- [TASK PROMPT] Find every line in the records below that holds the word "this", and copy it out.

***** DATA TO PROCESS *****

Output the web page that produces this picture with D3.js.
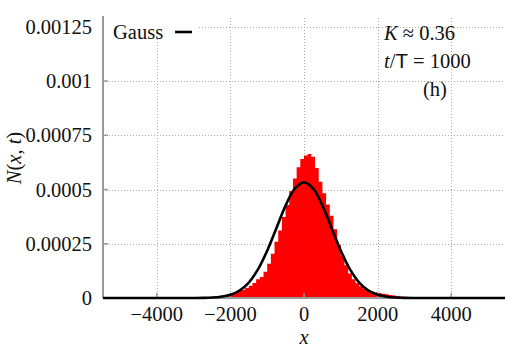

*****
***** DATA TO PROCESS *****

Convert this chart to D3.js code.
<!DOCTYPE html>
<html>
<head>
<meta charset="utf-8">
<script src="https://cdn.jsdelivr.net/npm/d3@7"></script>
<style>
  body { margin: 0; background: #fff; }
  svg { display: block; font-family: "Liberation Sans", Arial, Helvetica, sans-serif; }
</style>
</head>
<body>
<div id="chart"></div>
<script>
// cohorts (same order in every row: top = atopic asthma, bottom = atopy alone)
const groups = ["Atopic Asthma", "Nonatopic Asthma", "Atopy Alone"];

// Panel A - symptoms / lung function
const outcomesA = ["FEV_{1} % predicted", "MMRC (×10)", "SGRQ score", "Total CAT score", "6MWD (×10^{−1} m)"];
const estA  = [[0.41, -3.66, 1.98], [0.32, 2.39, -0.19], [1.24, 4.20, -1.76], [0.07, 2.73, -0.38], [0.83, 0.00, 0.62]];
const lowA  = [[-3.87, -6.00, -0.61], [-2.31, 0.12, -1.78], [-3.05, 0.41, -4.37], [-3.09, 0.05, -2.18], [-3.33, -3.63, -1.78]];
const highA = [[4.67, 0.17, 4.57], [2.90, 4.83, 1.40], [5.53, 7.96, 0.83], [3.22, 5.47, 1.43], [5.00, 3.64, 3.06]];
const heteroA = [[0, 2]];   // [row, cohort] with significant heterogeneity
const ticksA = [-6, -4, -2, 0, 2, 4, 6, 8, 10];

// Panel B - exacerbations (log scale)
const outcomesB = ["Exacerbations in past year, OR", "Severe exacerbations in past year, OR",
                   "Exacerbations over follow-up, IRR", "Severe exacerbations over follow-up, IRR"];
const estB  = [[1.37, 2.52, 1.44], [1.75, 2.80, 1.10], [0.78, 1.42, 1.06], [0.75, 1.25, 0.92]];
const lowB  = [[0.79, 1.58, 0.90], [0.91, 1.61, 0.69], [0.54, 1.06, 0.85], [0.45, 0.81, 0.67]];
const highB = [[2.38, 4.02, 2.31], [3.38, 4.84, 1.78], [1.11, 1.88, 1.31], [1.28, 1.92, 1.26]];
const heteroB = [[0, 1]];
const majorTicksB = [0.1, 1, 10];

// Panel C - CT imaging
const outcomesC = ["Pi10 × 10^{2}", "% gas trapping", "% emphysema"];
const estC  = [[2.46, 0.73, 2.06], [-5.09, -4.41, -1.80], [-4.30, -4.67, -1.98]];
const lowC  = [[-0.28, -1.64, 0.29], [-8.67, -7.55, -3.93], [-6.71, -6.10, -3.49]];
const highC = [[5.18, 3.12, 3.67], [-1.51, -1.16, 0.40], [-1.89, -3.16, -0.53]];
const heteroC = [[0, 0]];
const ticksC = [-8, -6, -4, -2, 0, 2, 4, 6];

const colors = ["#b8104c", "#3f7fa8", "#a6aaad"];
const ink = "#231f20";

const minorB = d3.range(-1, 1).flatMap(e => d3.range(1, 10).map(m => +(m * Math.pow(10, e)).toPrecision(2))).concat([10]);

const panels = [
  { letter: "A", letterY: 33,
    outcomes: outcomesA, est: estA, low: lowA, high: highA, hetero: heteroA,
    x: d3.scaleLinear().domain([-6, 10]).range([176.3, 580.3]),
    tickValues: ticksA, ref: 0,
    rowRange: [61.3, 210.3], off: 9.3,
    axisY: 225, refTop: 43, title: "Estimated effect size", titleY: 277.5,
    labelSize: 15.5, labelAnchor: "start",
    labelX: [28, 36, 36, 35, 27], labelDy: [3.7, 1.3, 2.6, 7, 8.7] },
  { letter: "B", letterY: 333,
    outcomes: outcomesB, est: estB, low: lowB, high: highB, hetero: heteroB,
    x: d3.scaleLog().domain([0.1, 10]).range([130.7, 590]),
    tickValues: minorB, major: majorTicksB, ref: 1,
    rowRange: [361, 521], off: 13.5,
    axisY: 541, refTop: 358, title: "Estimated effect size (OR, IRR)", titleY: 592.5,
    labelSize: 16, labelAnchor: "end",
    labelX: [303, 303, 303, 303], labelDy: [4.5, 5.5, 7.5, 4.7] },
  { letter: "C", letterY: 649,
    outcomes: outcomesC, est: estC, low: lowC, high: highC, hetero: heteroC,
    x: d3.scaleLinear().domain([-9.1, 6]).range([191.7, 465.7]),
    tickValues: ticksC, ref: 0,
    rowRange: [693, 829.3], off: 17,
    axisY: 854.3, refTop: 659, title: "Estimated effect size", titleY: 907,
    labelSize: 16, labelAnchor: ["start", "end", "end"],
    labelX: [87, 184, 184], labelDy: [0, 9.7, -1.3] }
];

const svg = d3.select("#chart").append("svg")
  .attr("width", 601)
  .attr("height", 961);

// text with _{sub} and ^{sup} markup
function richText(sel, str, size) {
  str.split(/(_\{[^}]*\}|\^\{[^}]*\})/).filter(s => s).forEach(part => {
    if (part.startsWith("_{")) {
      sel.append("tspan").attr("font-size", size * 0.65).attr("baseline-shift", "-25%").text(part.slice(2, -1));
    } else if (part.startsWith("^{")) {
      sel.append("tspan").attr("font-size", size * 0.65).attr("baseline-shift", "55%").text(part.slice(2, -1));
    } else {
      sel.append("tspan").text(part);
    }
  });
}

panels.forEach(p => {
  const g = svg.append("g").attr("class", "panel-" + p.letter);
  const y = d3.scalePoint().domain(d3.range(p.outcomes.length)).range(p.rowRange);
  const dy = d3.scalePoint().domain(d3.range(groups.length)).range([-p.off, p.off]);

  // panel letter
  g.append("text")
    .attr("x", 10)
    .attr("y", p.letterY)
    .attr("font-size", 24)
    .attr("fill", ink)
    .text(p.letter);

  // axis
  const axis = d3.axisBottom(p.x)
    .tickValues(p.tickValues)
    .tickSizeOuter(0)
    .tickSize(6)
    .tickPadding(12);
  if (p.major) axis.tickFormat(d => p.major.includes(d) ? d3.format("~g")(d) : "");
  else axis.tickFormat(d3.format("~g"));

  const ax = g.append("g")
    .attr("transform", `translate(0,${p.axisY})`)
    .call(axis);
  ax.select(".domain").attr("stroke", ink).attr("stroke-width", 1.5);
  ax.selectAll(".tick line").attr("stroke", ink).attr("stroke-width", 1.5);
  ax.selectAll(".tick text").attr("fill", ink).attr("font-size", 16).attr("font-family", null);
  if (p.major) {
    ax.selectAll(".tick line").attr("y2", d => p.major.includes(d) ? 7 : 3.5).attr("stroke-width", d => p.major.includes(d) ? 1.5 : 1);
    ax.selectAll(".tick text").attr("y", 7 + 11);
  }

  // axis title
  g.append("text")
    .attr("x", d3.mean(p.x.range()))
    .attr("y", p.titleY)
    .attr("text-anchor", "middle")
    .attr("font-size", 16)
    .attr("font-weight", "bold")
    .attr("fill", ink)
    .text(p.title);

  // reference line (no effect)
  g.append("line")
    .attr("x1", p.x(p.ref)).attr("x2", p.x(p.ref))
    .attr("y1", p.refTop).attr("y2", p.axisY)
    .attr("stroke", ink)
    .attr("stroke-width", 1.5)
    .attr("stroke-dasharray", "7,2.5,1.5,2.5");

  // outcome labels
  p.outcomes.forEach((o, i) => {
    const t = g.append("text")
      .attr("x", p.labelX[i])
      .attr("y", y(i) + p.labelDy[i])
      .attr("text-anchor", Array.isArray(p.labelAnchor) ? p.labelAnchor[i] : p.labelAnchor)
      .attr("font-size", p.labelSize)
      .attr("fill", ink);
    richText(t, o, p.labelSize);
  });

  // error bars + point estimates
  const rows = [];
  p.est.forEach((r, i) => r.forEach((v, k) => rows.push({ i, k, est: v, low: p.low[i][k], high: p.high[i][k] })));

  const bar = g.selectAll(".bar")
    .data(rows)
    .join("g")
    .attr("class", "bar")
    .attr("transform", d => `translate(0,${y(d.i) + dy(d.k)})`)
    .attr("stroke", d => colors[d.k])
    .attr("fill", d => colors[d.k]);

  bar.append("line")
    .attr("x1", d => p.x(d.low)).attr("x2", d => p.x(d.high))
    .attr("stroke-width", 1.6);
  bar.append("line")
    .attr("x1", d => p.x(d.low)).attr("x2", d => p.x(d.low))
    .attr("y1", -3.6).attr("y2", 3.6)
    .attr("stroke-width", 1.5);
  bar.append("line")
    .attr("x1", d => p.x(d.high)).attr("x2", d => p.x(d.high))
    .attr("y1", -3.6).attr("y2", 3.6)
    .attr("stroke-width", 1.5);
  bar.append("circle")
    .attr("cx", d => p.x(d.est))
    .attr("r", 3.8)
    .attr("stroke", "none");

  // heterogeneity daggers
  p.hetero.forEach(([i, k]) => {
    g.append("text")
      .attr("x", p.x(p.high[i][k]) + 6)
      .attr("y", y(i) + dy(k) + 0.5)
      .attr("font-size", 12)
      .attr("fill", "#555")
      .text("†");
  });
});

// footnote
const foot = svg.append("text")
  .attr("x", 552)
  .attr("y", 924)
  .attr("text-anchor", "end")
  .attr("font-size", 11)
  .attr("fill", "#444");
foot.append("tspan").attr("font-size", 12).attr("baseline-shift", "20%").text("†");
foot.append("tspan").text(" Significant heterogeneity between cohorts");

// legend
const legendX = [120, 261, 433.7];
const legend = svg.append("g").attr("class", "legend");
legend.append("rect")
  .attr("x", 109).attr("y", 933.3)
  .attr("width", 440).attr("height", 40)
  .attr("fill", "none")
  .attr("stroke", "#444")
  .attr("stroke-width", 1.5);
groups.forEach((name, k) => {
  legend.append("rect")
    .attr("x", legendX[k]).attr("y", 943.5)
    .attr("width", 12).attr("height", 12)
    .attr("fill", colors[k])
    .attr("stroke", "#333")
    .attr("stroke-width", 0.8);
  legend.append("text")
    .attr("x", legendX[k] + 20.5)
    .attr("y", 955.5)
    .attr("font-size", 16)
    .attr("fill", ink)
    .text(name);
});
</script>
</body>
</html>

*****

- [EXPECTED ANSWER]
Output the web page that produces this picture with D3.js.
Convert this chart to D3.js code.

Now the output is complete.